■ **The request**
In the material below, count the lines with the word "this" and state that number only.

■ **Data excerpts**
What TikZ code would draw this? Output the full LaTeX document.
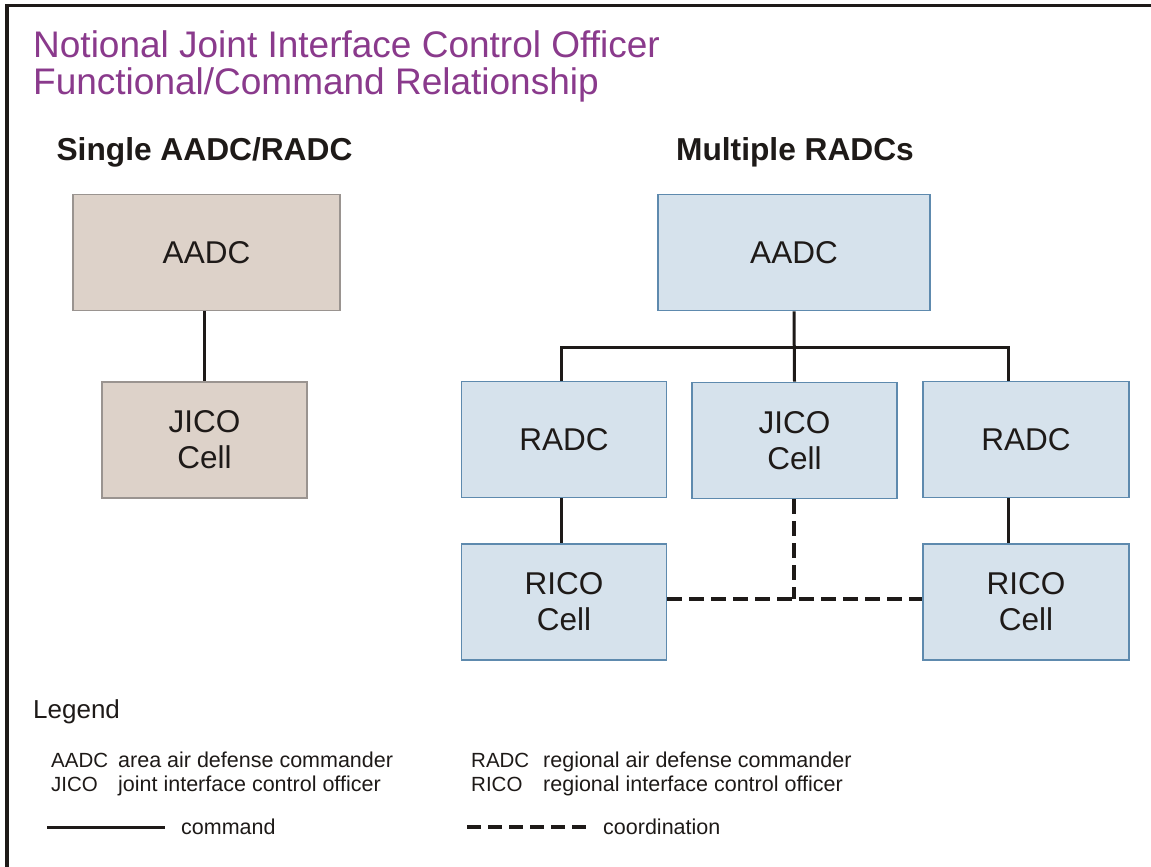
\documentclass[tikz,border=0pt]{standalone}
\usepackage{fontspec}
\setmainfont{Liberation Sans}
\definecolor{titlepurple}{HTML}{8A3A8C}
\definecolor{tanfill}{HTML}{DDD2C9}
\definecolor{tanedge}{HTML}{9A9490}
\definecolor{bluefill}{HTML}{D6E2EC}
\definecolor{blueedge}{HTML}{5E8AAE}
\definecolor{ink}{HTML}{1E1A18}
\tikzset{
  tanbox/.style={draw=tanedge, fill=tanfill, line width=1.4bp, minimum width=#1, minimum height=116bp, inner sep=0pt, align=center, font=\fontsize{31.5bp}{36bp}\selectfont, text=ink},
  bluebox/.style={draw=blueedge, fill=bluefill, line width=1.6bp, minimum width=#1, minimum height=116bp, inner sep=0pt, align=center, font=\fontsize{31.5bp}{36bp}\selectfont, text=ink},
  cmdline/.style={draw=ink, line width=3bp},
  coordline/.style={draw=ink, line width=3.2bp, dash pattern=on 15bp off 7bp},
  titletext/.style={anchor=base west, inner sep=0pt, text=titlepurple, font=\fontsize{37bp}{37bp}\selectfont},
  headtext/.style={anchor=base, inner sep=0pt, text=ink, font=\bfseries\fontsize{31.7bp}{31.7bp}\selectfont},
  legtext/.style={anchor=base west, inner sep=0pt, text=ink, font=\fontsize{21.5bp}{24bp}\selectfont},
  abbrtext/.style={anchor=base west, inner sep=0pt, text=ink, font=\fontsize{20.5bp}{24bp}\selectfont},
}
\begin{document}
\begin{tikzpicture}[x=1bp, y=-1bp]
\useasboundingbox (0,0) rectangle (1151,867);
\fill[white] (0,0) rectangle (1151,867);
% frame
\draw[ink, line width=3.4bp] (7,867) -- (7,5.5) -- (1151,5.5);
% title
\node[titletext] (t1) at (33,57) {Notional Joint Interface Control Officer};
\node[titletext] (t2) at (33,94) {Functional/Command Relationship};
% headings
\node[headtext] (h1) at (204.5,160) {Single AADC/RADC};
\node[headtext] (h2) at (795,160) {Multiple RADCs};
% left column
\node[tanbox=267bp] (laadc) at (206.5,252.5) {AADC};
\node[tanbox=205bp] (ljico) at (204.5,440) {JICO\\Cell};
\draw[cmdline] (laadc.south -| ljico.north) -- (ljico.north);
% right column
\node[bluebox=272bp] (raadc) at (794,252.5) {AADC};
\node[bluebox=205bp] (radc1) at (564,439.5) {RADC};
\node[bluebox=205bp] (rjico) at (794.5,440.5) {JICO\\Cell};
\node[bluebox=206bp] (radc2) at (1026,439.5) {RADC};
\node[bluebox=205bp] (rico1) at (564,602) {RICO\\Cell};
\node[bluebox=206bp] (rico2) at (1026,602) {RICO\\Cell};
\coordinate (bar) at (794,347);
\draw[cmdline] (raadc.south) -- (rjico.north);
\draw[cmdline] (radc1.north -| 561,0) |- (bar) -| (radc2.north -| 1008,0);
\draw[cmdline] (radc1.south -| 561,0) -- (rico1.north -| 561,0);
\draw[cmdline] (radc2.south -| 1008,0) -- (rico2.north -| 1008,0);
\coordinate (cj) at (794,599);
\draw[coordline] (rjico.south -| cj) -- (cj);
\draw[coordline] (rico1.east |- cj) -- (rico2.west |- cj);
% legend
\node[anchor=base west, inner sep=0pt, text=ink, font=\fontsize{26bp}{26bp}\selectfont] (leg) at (33,718) {Legend};
\node[abbrtext] (a1) at (51,767) {AADC};
\node[legtext] (a2) at (118,767) {area air defense commander};
\node[abbrtext] (j1) at (51,791) {JICO};
\node[legtext] (j2) at (118,791) {joint interface control officer};
\node[abbrtext] (r1) at (471,767) {RADC};
\node[legtext] (r2) at (543,767) {regional air defense commander};
\node[abbrtext] (c1) at (471,791) {RICO};
\node[legtext] (c2) at (543,791) {regional interface control officer};
\node[legtext] (cmd) at (181,834) {command};
\node[legtext] (crd) at (603,834) {coordination};
\coordinate (ls) at (47,827);
\coordinate (ds) at (467,827);
\draw[cmdline, shorten >=16bp] (ls) -- (cmd.west |- ls);
\draw[coordline, dash pattern=on 14bp off 7bp, shorten >=16bp] (ds) -- (crd.west |- ds);
\end{tikzpicture}
\end{document}
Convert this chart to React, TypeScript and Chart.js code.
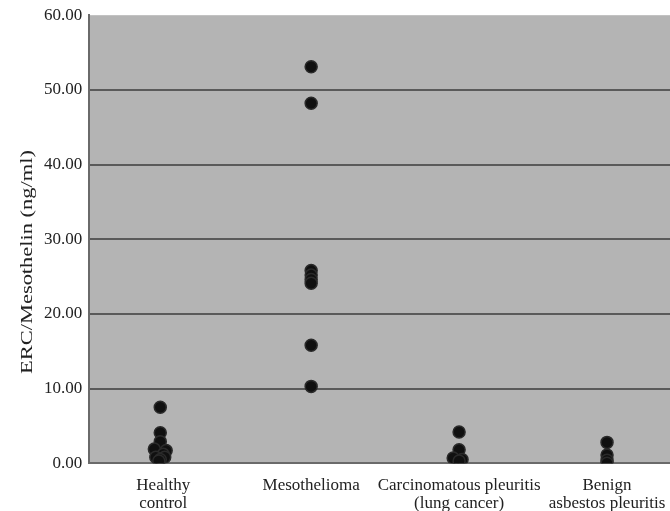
import React, { useEffect, useRef } from "react";
import { Chart, registerables } from "chart.js";

Chart.register(...registerables);

const categories: string[][] = [
  ["Healthy", "control"],
  ["Mesothelioma"],
  ["Carcinomatous pleuritis", "(lung cancer)"],
  ["Benign", "asbestos pleuritis"],
];

const yTitle = "ERC/Mesothelin (ng/ml)";

// values (ng/ml) per group, with small horizontal jitter (category units)
const healthyValues = [7.5, 4.1, 2.9, 1.9, 1.7, 1.2, 0.8, 0.8, 0.5, 0.3];
const healthyJitter = [-0.02, -0.02, -0.02, -0.06, 0.02, 0.0, -0.05, 0.01, -0.02, -0.03];
const mesoValues = [53.1, 48.2, 25.8, 25.2, 24.6, 24.1, 15.8, 10.3];
const mesoJitter = [0, 0, 0, 0, 0, 0, 0, 0];
const carcValues = [4.2, 1.8, 0.7, 0.5, 0.3];
const carcJitter = [0, 0, -0.04, 0.02, 0.0];
const benignValues = [2.8, 1.1, 0.4, 0.0];
const benignJitter = [0, 0, 0, 0];

const yTicks = [0, 10, 20, 30, 40, 50, 60];

const groups = [
  { values: healthyValues, jitter: healthyJitter },
  { values: mesoValues, jitter: mesoJitter },
  { values: carcValues, jitter: carcJitter },
  { values: benignValues, jitter: benignJitter },
];

const FONT = '"Liberation Serif", "Times New Roman", serif';

const bgPlugin = {
  id: "plotBg",
  beforeDraw(chart: any) {
    const { ctx, chartArea } = chart;
    ctx.save();
    ctx.fillStyle = "#b4b4b4";
    ctx.fillRect(chartArea.left, chartArea.top, chartArea.right - chartArea.left, chartArea.bottom - chartArea.top);
    ctx.restore();
  },
};

// y-axis title, drawn stretched along its reading direction like the reference
const titlePlugin = {
  id: "yTitleStretched",
  afterDraw(chart: any) {
    const { ctx } = chart;
    ctx.save();
    ctx.translate(32, 264);
    ctx.rotate(-Math.PI / 2);
    ctx.scale(1.32, 1);
    ctx.font = `17px ${FONT}`;
    ctx.fillStyle = "#222";
    ctx.textAlign = "center";
    ctx.textBaseline = "alphabetic";
    ctx.fillText(yTitle, 0, 0);
    ctx.restore();
  },
};

export default function App() {
  const ref = useRef<HTMLCanvasElement | null>(null);
  useEffect(() => {
    if (!ref.current) return;
    const data = groups.flatMap((g, i) =>
      g.values.map((v, k) => ({ x: i + g.jitter[k], y: v }))
    );
    const chart = new Chart(ref.current, {
      type: "scatter",
      data: {
        datasets: [
          {
            data,
            backgroundColor: "#101010",
            borderColor: "#2a2a2a",
            borderWidth: 1.5,
            pointRadius: 6,
          },
        ],
      },
      options: {
        animation: false,
        responsive: false,
        layout: { padding: { top: 3, right: 19, left: 37, bottom: 2 } },
        plugins: { legend: { display: false }, tooltip: { enabled: false } },
        scales: {
          x: {
            type: "linear",
            min: -0.5,
            max: 3.5,
            afterBuildTicks: (scale: any) => {
              scale.ticks = categories.map((_, i) => ({ value: i }));
            },
            ticks: {
              callback: (v: any) => categories[Math.round(Number(v))] ?? "",
              font: { family: FONT, size: 17, lineHeight: 1.05 },
              color: "#222",
              padding: 13,
              maxRotation: 0,
              autoSkip: false,
            },
            grid: { display: false, drawTicks: false },
            border: { display: true, color: "#6a6a6a", width: 2 },
          },
          y: {
            min: 0,
            max: 60,
            afterBuildTicks: (scale: any) => {
              scale.ticks = yTicks.map((v) => ({ value: v }));
            },
            ticks: {
              callback: (v: any) => Number(v).toFixed(2),
              font: { family: FONT, size: 17 },
              color: "#222",
              padding: 7,
            },
            grid: {
              drawTicks: false,
              color: (c: any) => (c.tick && (c.tick.value === 60 || c.tick.value === 0) ? "rgba(0,0,0,0)" : "#5a5a5a"),
              lineWidth: 2,
            },
            border: { display: true, color: "#6a6a6a", width: 2 },
          },
        },
      },
      plugins: [bgPlugin, titlePlugin],
    } as any);
    return () => chart.destroy();
  }, []);
  return (
    <div style={{ position: "fixed", left: 0, top: 0, width: 670, height: 511, overflow: "hidden", background: "#fff" }}>
      <canvas ref={ref} width={700} height={529} style={{ display: "block", marginTop: -2 }} />
    </div>
  );
}
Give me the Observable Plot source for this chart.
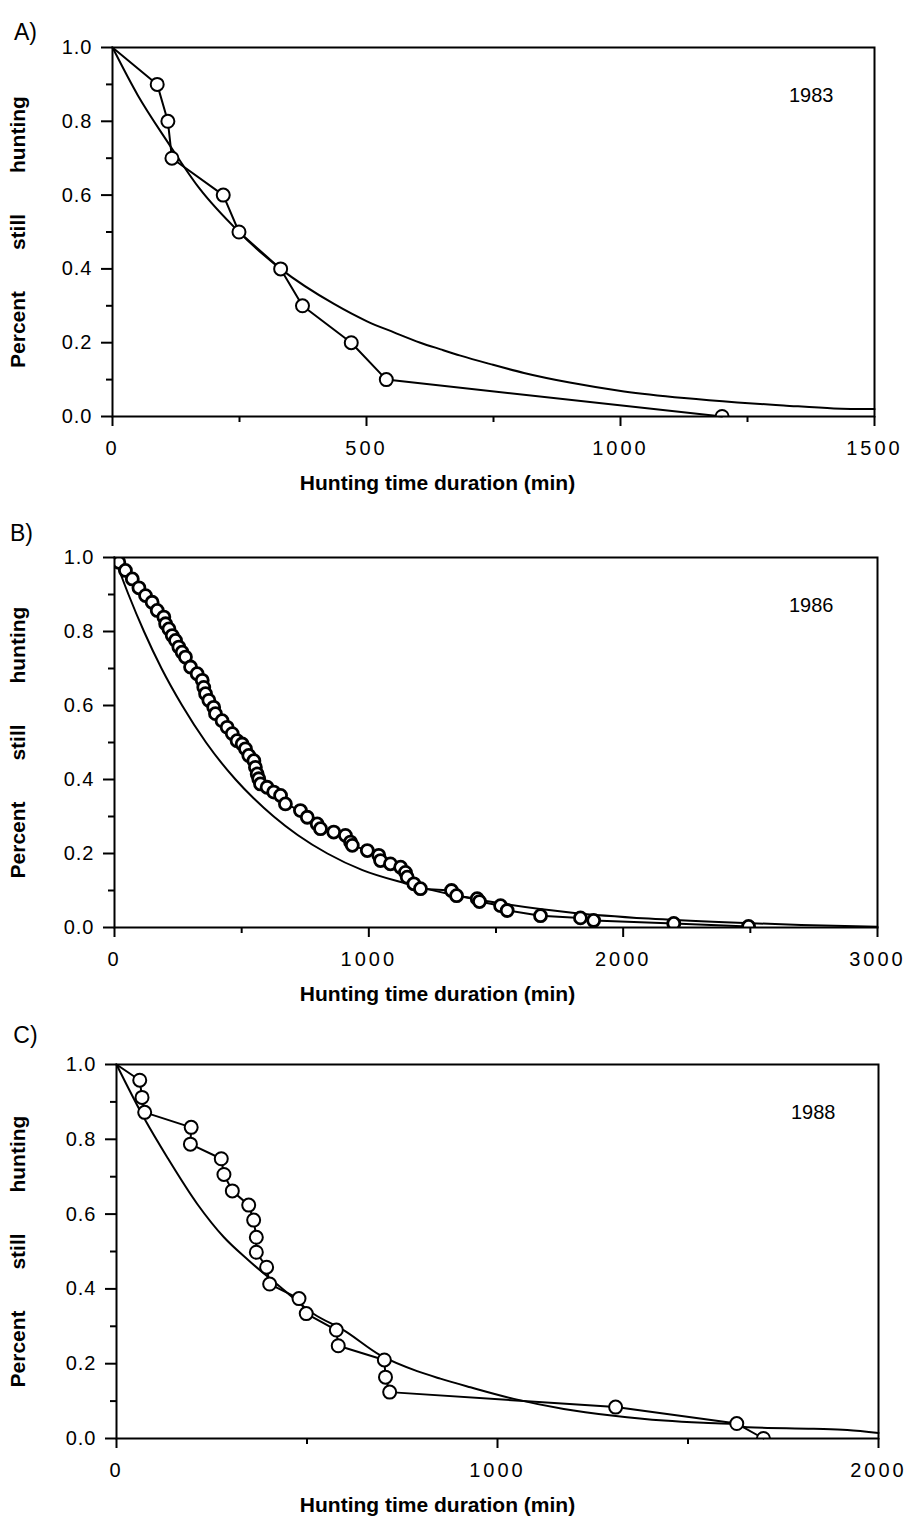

■ **Worked answer**
3